欣賞水果

許多人手上拿著水果,眼睛並不曾真的看見水果;許多人眼睛看見了水果,心中並不曾真的欣賞了水果。其實每一樣水果,都費盡了天地的神力與巧心,從服裝、打扮、香味、觸感、甜度、水分,可說是嬌艷欲滴、含情脈脈地映在你眼前,像佳麗參加賽美大會一般的用心,供你選食,所以吃水果而不知欣賞,簡直是暴殄天物與辜負美人!

吃水果,首先可以欣賞狀貌,譬如吃葡萄,先讚美它透剔玲瓏的狀貌,它的一身紫水晶或黑水晶,正如月光下的甘露所凍結而成,顆粒勻圓可愛,想和天上的星群比美吧?如果再運用一些聯想,想葡萄的寒藤在學老龍的蟠繞,葡萄的涼葉像學綠雲的成團,這成串的果實乃是在龍鬚雲影呵護下的產物,自然增添幾分天仙明珠的高貴意味。

其次可以欣賞水果的德性,清人郝浴在吃蘋果時,認為蘋果的德性是「純粹和平的君子」,因為荔枝有果而無花,牡丹有花而無果,而蘋果乃是名花甘實相兼的,況且它「近齒即芬」,不像橘子皮、蓮子蓬那樣的阻隔重重,是個沒有架子的君子人。

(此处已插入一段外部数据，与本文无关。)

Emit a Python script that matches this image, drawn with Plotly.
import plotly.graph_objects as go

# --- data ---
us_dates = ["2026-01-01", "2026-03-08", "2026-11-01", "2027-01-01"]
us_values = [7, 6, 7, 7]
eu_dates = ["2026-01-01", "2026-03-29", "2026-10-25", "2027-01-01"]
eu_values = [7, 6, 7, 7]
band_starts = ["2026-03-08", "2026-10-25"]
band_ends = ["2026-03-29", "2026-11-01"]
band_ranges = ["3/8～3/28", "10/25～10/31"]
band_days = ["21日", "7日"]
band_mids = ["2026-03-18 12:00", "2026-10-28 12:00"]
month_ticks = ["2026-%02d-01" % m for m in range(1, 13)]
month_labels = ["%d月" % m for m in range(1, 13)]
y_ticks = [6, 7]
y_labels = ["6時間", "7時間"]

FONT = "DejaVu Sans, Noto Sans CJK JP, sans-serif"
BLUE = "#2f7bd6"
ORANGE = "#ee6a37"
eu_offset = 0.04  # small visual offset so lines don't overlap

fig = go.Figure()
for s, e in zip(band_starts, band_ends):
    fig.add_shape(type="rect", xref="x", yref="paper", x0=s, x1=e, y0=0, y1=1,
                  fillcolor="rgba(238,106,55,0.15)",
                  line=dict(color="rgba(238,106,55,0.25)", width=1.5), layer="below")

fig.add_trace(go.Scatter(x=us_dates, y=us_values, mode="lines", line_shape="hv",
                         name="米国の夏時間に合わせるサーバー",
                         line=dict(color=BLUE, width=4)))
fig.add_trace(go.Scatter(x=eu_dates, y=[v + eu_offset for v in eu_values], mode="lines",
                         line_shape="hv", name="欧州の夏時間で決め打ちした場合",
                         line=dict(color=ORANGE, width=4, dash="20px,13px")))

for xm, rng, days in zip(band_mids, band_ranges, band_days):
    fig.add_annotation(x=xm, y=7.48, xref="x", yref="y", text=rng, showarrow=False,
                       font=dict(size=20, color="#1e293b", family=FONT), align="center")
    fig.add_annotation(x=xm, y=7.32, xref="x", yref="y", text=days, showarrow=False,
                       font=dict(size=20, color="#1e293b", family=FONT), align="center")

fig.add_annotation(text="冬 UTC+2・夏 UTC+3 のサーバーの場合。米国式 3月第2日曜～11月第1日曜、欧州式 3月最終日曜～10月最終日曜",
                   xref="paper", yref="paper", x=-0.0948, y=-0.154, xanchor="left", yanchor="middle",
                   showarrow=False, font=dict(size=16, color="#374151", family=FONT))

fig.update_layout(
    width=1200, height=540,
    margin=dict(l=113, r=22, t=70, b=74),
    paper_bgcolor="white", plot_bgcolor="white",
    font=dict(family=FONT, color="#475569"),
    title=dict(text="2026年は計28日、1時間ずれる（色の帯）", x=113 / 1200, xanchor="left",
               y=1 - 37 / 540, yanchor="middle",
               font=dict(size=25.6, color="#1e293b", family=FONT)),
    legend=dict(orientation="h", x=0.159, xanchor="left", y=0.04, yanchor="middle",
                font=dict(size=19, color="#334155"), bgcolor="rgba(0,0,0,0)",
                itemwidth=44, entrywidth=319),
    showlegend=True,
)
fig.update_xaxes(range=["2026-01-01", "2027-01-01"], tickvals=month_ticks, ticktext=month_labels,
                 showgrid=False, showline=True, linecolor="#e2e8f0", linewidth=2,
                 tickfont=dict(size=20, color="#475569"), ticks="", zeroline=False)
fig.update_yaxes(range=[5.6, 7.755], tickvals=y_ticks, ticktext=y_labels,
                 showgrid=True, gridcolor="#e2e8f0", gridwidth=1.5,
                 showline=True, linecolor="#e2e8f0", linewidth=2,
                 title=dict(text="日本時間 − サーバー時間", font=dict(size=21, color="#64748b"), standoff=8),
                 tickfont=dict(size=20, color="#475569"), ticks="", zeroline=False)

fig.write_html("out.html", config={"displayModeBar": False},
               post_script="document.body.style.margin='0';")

明人岳正吃葡萄,也愛將葡萄推上高度抽象的德性層次,他欣賞葡萄的藤幹很瘦勁,這是廉;有節而很堅固,這是剛,枝鬚很嫩弱,是謙;葉片多蔭,是仁;蔓而不亂附,是和;結實味甜又可釀酒,是才是用;根枝屈伸以時,更是道!被他從哲思上一點化,充滿了人生所嚮往的境界,欣賞葡萄,不也就和欣賞梅花蘭竹一樣了嗎?

再其次是欣賞水果的滋味,譬如吃荔枝時,想到千百種魚裏,以鰣魚最好吃;千百種菜裏,以蓴菜最好吃;千百種水果裏,以荔枝最好吃,荔枝可能是水果滋味中的極限。所以品賞滋味,大體上是採用比較的方法,蘇東坡說:吃荔枝像吃大蟹,肉像雪,汁像膏,一吃可飽。但吃龍眼像吃石蟹彭蝟,嚼齧久之,了無所得。但對一個已經飽食的人來說,也許龍眼耐久嚼還勝過荔枝呢!

荔枝嬌艷的包裝、熱情的香味,真可稱得上絕世佳人,所以必待絕代佳人,而後成為知音同好,楊貴妃一見送荔枝來的馬隊就笑,不是嗎?吃荔枝時,要趁著時鮮,別讓風吹乾吹老了!更要考究器皿,放它在玉盤裏,抱著「佳人難再得」的珍惜心情,用纖纖的手指,解開綽約的紫衣,才能一探玉肌與冰心。

最後水果名稱的本身,也常可作欣賞的對象。譬如說吃連霧,近人又愛加上草頭叫「蓮霧」,比較像水果吧?其實連霧已很有詩意。清代人叫它做「輦霧」,太斯文了吧?又叫「剪霧」,可真像現代詩!又叫「軟霧」,好美好美!又叫「染霧」,清人王凱泰不就做了「不染雲霞偏染霧,慈航欲渡世人迷」的句子來讚美它,因為白色的連霧像蠟丸,又叫「菩提果」,紅色的連霧瑩潤可愛,很像擊打誦經的紅木魚,又叫「南無」,當初都以梵語為名,猜想它可能是從印度傳來的,充滿著佛光與法喜。連霧為什麼沒有一定的寫法?猜想是梵語的音譯吧?江浙人初到臺灣,聽「連」與「染」音相近,才寫成染霧吧?

又譬如釋伽,也像用了佛教的名詞,形容它「難得青青上佛頭」,是很美的想像,形容它「紋縐如釋伽舍利」,也增添剝食時的敬意,其實水果釋伽是從荷蘭傳入的,或許只是荷蘭話的音譯,但想像使我們美化了它的命名。

供佛為什麼總以香花鮮果為最上品呢?吃水果時多用一點心想一想,檬果切片醃食為何叫做蓬萊醬?木瓜像不像仙人安期生的大棗子?欣賞一番,你就像在品嘗神仙的玉液瓊漿了!